Here is what the urban dictionary says about wallflowers. And I do like these definitions.
-A type of loner. seemingly shy folks who no one really knows. Actually these are some of the most interesting people if one actually talks to them.
Or
“Someone, usually in high school, who sees everything, knows everything, but does not say a word; they are not loners; they are introverted, meaning they are shy and have a social disease; they cannot handle having someone pay attention to them even though they crave it as much as everyone else; wallflowers are just phased in, and faded into the background.”
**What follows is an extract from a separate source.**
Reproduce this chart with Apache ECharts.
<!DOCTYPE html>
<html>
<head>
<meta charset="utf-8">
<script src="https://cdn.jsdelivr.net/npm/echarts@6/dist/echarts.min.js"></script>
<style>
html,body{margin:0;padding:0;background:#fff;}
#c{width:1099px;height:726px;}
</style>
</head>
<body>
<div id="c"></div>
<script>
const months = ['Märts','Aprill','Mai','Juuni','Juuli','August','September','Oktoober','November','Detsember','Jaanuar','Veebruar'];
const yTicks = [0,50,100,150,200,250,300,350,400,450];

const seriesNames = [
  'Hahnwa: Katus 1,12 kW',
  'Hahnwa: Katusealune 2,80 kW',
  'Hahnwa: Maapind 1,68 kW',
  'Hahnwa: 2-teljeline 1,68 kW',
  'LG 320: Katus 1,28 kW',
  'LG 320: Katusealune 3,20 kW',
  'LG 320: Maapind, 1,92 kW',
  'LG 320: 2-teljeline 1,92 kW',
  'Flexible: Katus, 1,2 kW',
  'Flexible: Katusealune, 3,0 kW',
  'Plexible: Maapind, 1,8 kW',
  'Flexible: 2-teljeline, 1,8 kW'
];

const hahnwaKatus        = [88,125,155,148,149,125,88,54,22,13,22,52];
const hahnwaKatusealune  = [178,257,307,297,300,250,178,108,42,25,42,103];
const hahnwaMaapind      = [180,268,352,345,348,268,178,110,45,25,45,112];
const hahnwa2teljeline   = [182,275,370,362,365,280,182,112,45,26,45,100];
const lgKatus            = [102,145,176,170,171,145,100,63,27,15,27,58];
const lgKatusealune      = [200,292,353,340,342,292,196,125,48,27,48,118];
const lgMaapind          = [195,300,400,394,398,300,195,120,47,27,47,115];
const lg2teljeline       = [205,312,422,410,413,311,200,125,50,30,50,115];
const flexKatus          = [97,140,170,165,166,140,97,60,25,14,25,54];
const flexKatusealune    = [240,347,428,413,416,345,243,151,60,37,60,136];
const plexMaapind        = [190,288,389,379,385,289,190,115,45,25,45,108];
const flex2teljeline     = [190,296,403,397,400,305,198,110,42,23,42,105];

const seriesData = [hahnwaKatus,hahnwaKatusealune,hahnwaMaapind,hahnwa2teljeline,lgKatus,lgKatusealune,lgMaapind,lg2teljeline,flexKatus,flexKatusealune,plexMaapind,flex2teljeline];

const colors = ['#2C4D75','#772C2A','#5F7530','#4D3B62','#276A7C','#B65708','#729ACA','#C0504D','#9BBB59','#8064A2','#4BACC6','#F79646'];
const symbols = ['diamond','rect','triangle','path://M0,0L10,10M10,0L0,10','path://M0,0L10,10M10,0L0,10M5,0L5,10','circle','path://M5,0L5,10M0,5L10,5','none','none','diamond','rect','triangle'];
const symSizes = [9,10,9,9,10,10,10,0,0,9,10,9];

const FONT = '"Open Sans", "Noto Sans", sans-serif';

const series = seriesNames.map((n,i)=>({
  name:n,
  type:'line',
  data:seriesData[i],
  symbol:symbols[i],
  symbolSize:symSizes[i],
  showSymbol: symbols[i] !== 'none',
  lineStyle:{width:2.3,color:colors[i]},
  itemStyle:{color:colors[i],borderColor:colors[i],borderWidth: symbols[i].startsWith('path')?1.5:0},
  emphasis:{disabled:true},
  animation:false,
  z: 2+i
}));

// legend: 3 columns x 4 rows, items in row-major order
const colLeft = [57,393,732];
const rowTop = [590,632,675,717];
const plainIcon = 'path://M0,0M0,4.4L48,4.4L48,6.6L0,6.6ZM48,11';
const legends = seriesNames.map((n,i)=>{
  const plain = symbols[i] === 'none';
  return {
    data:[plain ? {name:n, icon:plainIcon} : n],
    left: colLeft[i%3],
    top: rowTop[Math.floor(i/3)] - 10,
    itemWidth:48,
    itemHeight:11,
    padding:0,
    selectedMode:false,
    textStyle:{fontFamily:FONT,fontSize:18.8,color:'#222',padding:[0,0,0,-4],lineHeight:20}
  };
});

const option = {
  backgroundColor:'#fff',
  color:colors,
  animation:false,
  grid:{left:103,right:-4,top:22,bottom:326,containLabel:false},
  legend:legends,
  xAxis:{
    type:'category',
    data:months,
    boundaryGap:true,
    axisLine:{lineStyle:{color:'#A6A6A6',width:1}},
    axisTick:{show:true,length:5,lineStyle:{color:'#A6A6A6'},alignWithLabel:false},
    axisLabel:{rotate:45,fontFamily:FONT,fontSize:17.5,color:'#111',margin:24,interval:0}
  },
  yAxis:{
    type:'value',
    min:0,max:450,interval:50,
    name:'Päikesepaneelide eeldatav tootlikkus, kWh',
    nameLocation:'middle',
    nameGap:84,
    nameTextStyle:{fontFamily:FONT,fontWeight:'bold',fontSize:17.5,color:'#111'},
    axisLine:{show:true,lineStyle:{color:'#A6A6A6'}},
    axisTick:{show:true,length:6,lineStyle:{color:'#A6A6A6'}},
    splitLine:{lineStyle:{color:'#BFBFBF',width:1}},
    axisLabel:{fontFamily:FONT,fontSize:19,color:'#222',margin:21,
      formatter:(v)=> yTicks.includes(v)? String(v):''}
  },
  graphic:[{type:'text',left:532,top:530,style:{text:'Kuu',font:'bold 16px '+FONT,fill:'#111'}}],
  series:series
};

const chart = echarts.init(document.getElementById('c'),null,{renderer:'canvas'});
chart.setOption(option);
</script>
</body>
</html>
I have always been shy. Most people do not get it that I am a shy person, but truly I am. I regret that I was so shy and had such an inferior complex. I don’t know what I thought back then, but I know I thought I was not good enough for lots of things. The first thing I remember and the first thing that made me realize I had an inferiority complex was regarding a beautiful sweet sixteen birthday present I received from my Aunt Ruth. She used to give such magnificent gifts. She gave me a beautiful slip with lace and beautiful stitching. I loved it but never wore it. I looked at it often. I didn’t think I was worthy of such a beautiful item and I still have it to this day so many years later in my drawer, unworn. I used to drop my eyes when talking to someone because I thought I was so inferior and worried about facing people with my eyes raised to meet theirs. I have stopped doing that and I make a point to never, ever drop my eyes to anyone. It is a conscious effort that is becoming easier and easier. It still does not come naturally, but I meet at eye level these days, always and to everyone.
I did many things under the guise of the inferiority complex that I would never repeat or want anyone to do. First of all let us define inferiority complex. Here it is: “An abnormal or pathological state which, due to the tendency of the complex to draw unrelated ideas into itself, leads the individual to depreciate himself, to become unduly sensitive, to be too eager for praise and flattery, and to adopt a derogatory attitude toward others”
I was asked recently if I regretted anything in my life. I thought about it for a short while and came up with the idea that I regretted not dealing with my feelings of inferiority sooner and accomplishing more with what I have to offer.
You don’t call very often or visit, only when you want something. Lots of people are like that; I was just hoping you were not. Actually I do not blame you for asking for what you want. I suppose I did the same when I was your age, but within a year or two of your age, I gave back before I ever asked for anything more.
Dec 04, 2010 @ 10:48:31
Love reading your blog! I find your writings informative and insightful; and, most of all, they touch my heart. :o)
Dec 04, 2010 @ 17:03:18
Your comment is heartfelt and endearing. I appreciate your thoughts and ideas. Thank YOU!!